Ten Reasons we think the Clean Power Plan is Great:
- Americans Want Action: A recent poll by Quinnipiac University shows that 65% of American voters agree with Pope Francis that something has to be done to address climate change. And, as part of its annual Environmental Poll, Gallup reports that solar was voted as the #1 domestic energy source that Americans want to see developed with greater emphasis.
- Renewables Emphasized not Natural Gas: As part of the Plan, President Obama and Gina McCarthy, administrator of the U.S. Environmental Protection Agency, put renewable energy, not natural gas, front and center.
- Renewable Prices Are Dropping: According to the International Renewable Energy Agency's 2014 Renewable Energy Costs Study, solar PV module prices have dropped more than 75% since 2009 and residential solar PV systems are 65% cheaper than in 2008.

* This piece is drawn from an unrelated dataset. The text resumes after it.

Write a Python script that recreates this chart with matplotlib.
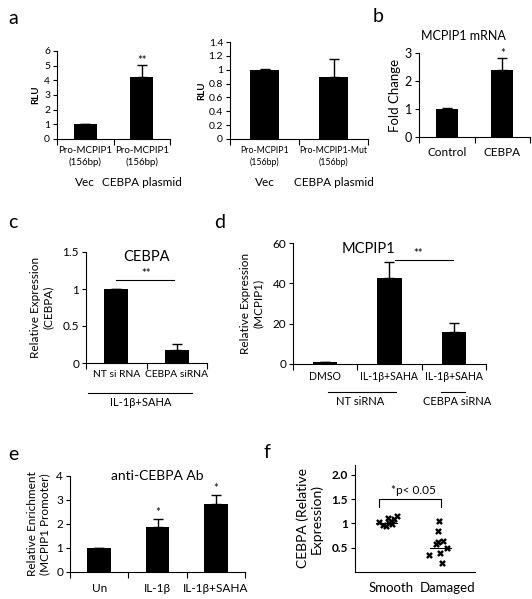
import matplotlib
matplotlib.use("Agg")
import matplotlib.pyplot as plt
import numpy as np

plt.rcParams['font.family'] = ['Lato', 'DejaVu Sans']

# panel a (left): luciferase, wild type promoter
a1_groups = ["Vec", "CEBPA plasmid"]
a1_labels = ["Pro-MCPIP1\n(156bp)", "Pro-MCPIP1\n(156bp)"]
a1_vals = [1.0, 4.25]
a1_err = [0.03, 0.78]

# panel a (right): mutant promoter
a2_groups = ["Vec", "CEBPA plasmid"]
a2_labels = ["Pro-MCPIP1\n(156bp)", "Pro-MCPIP1-Mut\n(156bp)"]
a2_vals = [1.0, 0.9]
a2_err = [0.005, 0.25]

# panel b
b_labels = ["Control", "CEBPA"]
b_vals = [1.0, 2.4]
b_err = [0.02, 0.42]

# panel c
c_labels = ["NT si RNA", "CEBPA siRNA"]
c_vals = [1.0, 0.17]
c_err = [0.005, 0.09]

# panel d
d_labels = ["DMSO", "IL-1β+SAHA", "IL-1β+SAHA"]
d_vals = [0.9, 42.5, 16.0]
d_err = [0.3, 8.0, 4.2]

# panel e
e_labels = ["Un", "IL-1β", "IL-1β+SAHA"]
e_vals = [1.0, 1.87, 2.85]
e_err = [0.01, 0.35, 0.37]

# panel f: scatter of individual samples
f_labels = ["Smooth", "Damaged"]
smooth_vals = [1.02, 0.97, 0.94, 1.0, 1.05, 1.09, 1.15, 1.11, 0.98]
smooth_jit = [-0.22, -0.15, -0.1, -0.04, 0.0, 0.04, 0.1, -0.05, 0.02]
damaged_vals = [1.04, 0.84, 0.61, 0.63, 0.57, 0.49, 0.39, 0.35, 0.18]
damaged_jit = [-0.15, -0.17, -0.17, -0.08, -0.2, 0.0, -0.12, -0.32, -0.1]
smooth_mean = 1.0
damaged_mean = 0.5

W, H = 532, 599
fig = plt.figure(figsize=(W / 100, H / 100), dpi=100)


def px_axes(l, t, r, b):
    return fig.add_axes([l / W, 1 - b / H, (r - l) / W, (b - t) / H])


def bar_panel(ax, vals, err, labels, ymax, yticks, width, tick_fs, lab_fs):
    x = np.arange(len(vals))
    ax.bar(x, vals, width=width, color='black')
    ax.errorbar(x, vals, yerr=[np.zeros(len(err)), err], fmt='none',
                ecolor='black', elinewidth=1, capsize=3.5, capthick=1)
    ax.set_xlim(-0.5, len(vals) - 0.5)
    ax.set_ylim(0, ymax)
    ax.set_yticks(yticks)
    ax.set_xticks(x)
    ax.set_xticklabels(labels, fontsize=lab_fs, linespacing=1.3)
    ax.tick_params(axis='x', length=0, pad=5)
    ax.set_xticks(np.arange(len(vals) + 1) - 0.5, minor=True)
    ax.tick_params(axis='x', which='minor', length=4, direction='out', width=0.8)
    ax.tick_params(axis='y', length=3, width=0.8, labelsize=tick_fs, pad=2)
    for s in ['top', 'right']:
        ax.spines[s].set_visible(False)
    for s in ['left', 'bottom']:
        ax.spines[s].set_linewidth(0.8)
    return x


# ---- a left
ax = px_axes(57, 51, 170, 139)
x = bar_panel(ax, a1_vals, a1_err, a1_labels, 6, range(7), 0.4, 7.5, 7.0)
ax.set_ylabel("RLU", fontsize=7, fontweight='bold', labelpad=3)
ax.text(1, a1_vals[1] + a1_err[1] + 0.1, "**", ha='center', fontsize=8)
for xi, g in zip(x, a1_groups):
    ax.text(xi, -0.5, g, transform=ax.get_xaxis_transform(), ha='center',
            va='center', fontsize=8.5)

# ---- a right
ax = px_axes(230, 42, 368, 139)
x = bar_panel(ax, a2_vals, a2_err, a2_labels, 1.4, np.arange(0, 1.41, 0.2),
              0.43, 7.5, 6.3)
ax.set_yticklabels(["0", "0.2", "0.4", "0.6", "0.8", "1", "1.2", "1.4"])
ax.set_ylabel("RLU", fontsize=7, fontweight='bold', labelpad=2)
for xi, g in zip(x, a2_groups):
    ax.text(xi, -0.45, g, transform=ax.get_xaxis_transform(), ha='center',
            va='center', fontsize=8.5)

# ---- b
ax = px_axes(419, 53, 530, 137)
x = bar_panel(ax, b_vals, b_err, b_labels, 3, range(4), 0.4, 9, 8.5)
ax.tick_params(axis='x', pad=7)
ax.set_ylabel("Fold Change", fontsize=9.5, labelpad=3)
ax.text(0.3, 3.62, "MCPIP1 mRNA", ha='center', va='center', fontsize=9)
ax.text(1, b_vals[1] + b_err[1] + 0.05, "*", ha='center', fontsize=8)

# ---- c
ax = px_axes(86, 252, 207, 363)
x = bar_panel(ax, c_vals, c_err, c_labels, 1.5, [0, 0.5, 1, 1.5], 0.39, 8.5, 7.4)
ax.set_yticklabels(["0", "0.5", "1", "1.5"])
ax.set_ylabel("Relative Expression\n(CEBPA)", fontsize=8.5, labelpad=6)
ax.text(0.5, 1.43, "CEBPA", ha='center', va='center', fontsize=10.5)
ax.plot([0, 0.95], [1.12, 1.12], color='black', lw=0.8)
ax.text(0.5, 1.13, "**", ha='center', va='bottom', fontsize=8)
tr = ax.get_xaxis_transform()
ax.plot([-0.47, 1.25], [-0.27, -0.27], transform=tr, color='black', lw=0.8,
        clip_on=False)
ax.text(0.4, -0.36, "IL-1β+SAHA", transform=tr, ha='center', va='center',
        fontsize=8)

# ---- d
ax = px_axes(293, 243, 486, 364)
x = bar_panel(ax, d_vals, d_err, d_labels, 60, [0, 20, 40, 60], 0.38, 8.5, 7.6)
ax.set_ylabel("Relative Expression\n(MCPIP1)", fontsize=8.5, labelpad=6)
ax.text(0.68, 57, "MCPIP1", ha='center', va='center', fontsize=10.5)
ax.plot([1.08, 1.98], [51.5, 51.5], color='black', lw=0.8)
ax.text(1.45, 52, "**", ha='center', va='bottom', fontsize=8)
tr = ax.get_xaxis_transform()
ax.plot([0.05, 1.1], [-0.235, -0.235], transform=tr, color='black', lw=0.8,
        clip_on=False)
ax.text(0.55, -0.31, "NT siRNA", transform=tr, ha='center', va='center',
        fontsize=8)
ax.plot([1.8, 2.17], [-0.235, -0.235], transform=tr, color='black', lw=0.8,
        clip_on=False)
ax.text(2.05, -0.31, "CEBPA siRNA", transform=tr, ha='center', va='center',
        fontsize=8)

# ---- e
ax = px_axes(70, 476, 245, 572)
x = bar_panel(ax, e_vals, e_err, e_labels, 4, range(5), 0.41, 8.5, 8.5)
ax.tick_params(axis='x', pad=8)
ax.set_ylabel("Relative Enrichment\n(MCPIP1 Promoter)", fontsize=8.5, labelpad=4)
ax.text(1.0, 4.0, "anti-CEBPA Ab", ha='center', va='center', fontsize=10)
for i in [1, 2]:
    ax.text(x[i], e_vals[i] + e_err[i] + 0.12, "*", ha='center', fontsize=8)

# ---- f
ax = px_axes(355, 465, 475, 572)
ax.scatter(np.array(smooth_jit), smooth_vals, marker='X', s=24, color='black',
           linewidths=0)
ax.scatter(1 + np.array(damaged_jit), damaged_vals, marker='X', s=24,
           color='black', linewidths=0)
ax.plot([-0.27, 0.11], [smooth_mean, smooth_mean], color='black', lw=0.8)
ax.plot([-0.27 + 0.96, 1.07], [damaged_mean, damaged_mean], color='black', lw=0.8)
ax.plot([-0.22, -0.22, 0.89, 0.89], [1.33, 1.51, 1.51, 1.33], color='black', lw=0.8)
ax.text(0.4, 1.68, "*p< 0.05", ha='center', va='center', fontsize=8.5)
ax.set_xlim(-0.65, 1.5)
ax.set_ylim(0, 2.2)
ax.set_yticks([0.5, 1, 1.5, 2.0])
ax.set_yticklabels(["0.5", "1", "1.5", "2.0"], fontweight='bold')
ax.tick_params(axis='y', length=3, width=0.8, labelsize=8.5, pad=2)
ax.set_xticks([0, 1])
ax.set_xticklabels(f_labels, fontsize=9.5)
ax.tick_params(axis='x', length=0, pad=7)
ax.set_ylabel("CEBPA (Relative\nExpression)", fontsize=10, labelpad=6)
for s in ['top', 'right']:
    ax.spines[s].set_visible(False)
for s in ['left', 'bottom']:
    ax.spines[s].set_linewidth(0.8)

# panel letters
for letter, (px, py) in {"a": (8, 18), "b": (373, 17), "c": (8, 222),
                         "d": (214, 222), "e": (8, 455), "f": (264, 453)}.items():
    fig.text(px / W, 1 - py / H, letter, fontsize=14, ha='left', va='center')

fig.savefig("out.png", dpi=100)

- Improves Health: Asthma, chronic obstructive pulmonary disease, lung cancer, heart attacks and stroke are all associated with burning coal -- leading to as many as 13,000 premature deaths every year and more than $100 billion in annual health costs.
- States Incentivized for Taking Action: The Plan includes a voluntary "Clean Energy Incentive Program" that would provide credits to states that expand their wind and solar generation as well as energy efficiency efforts in the two years before the Clean Power Plan's interim goals take effect.
- It Helps Cut Carbon: Power plants account for nearly 40 percent of U.S. carbon dioxide emissions. That's more than every car, truck, and plane in the U.S. combined. Other toxic chemicals such as mercury, sulfur and arsenic are regulated, but, until now, there were no federal limits on the amount of carbon power plants pour into the atmosphere.
- Strengthens the Economy: McCarthy says the plan would cost a total of $8.4 billion with total benefits expected to be $34 billion to $54 billion.
- Job Opportunities: Moving from coal to renewable energies presents a myriad number of job opportunities. The Solar Energy Industries Association forecasts 25-50% market growth in all U.S. solar sectors by 2016.
- Security: Growth of renewables contributes to energy diversification which increases grid security. Use of renewables can also reduce fuel imports and insulate the economy to some extent from fossil fuel price rises and swings.
- Increased Investment in Renewables: People can place their confidence in renewables as an enduring industry. 2014 saw green energy investments worldwide surge a solid 17% to $270 billion.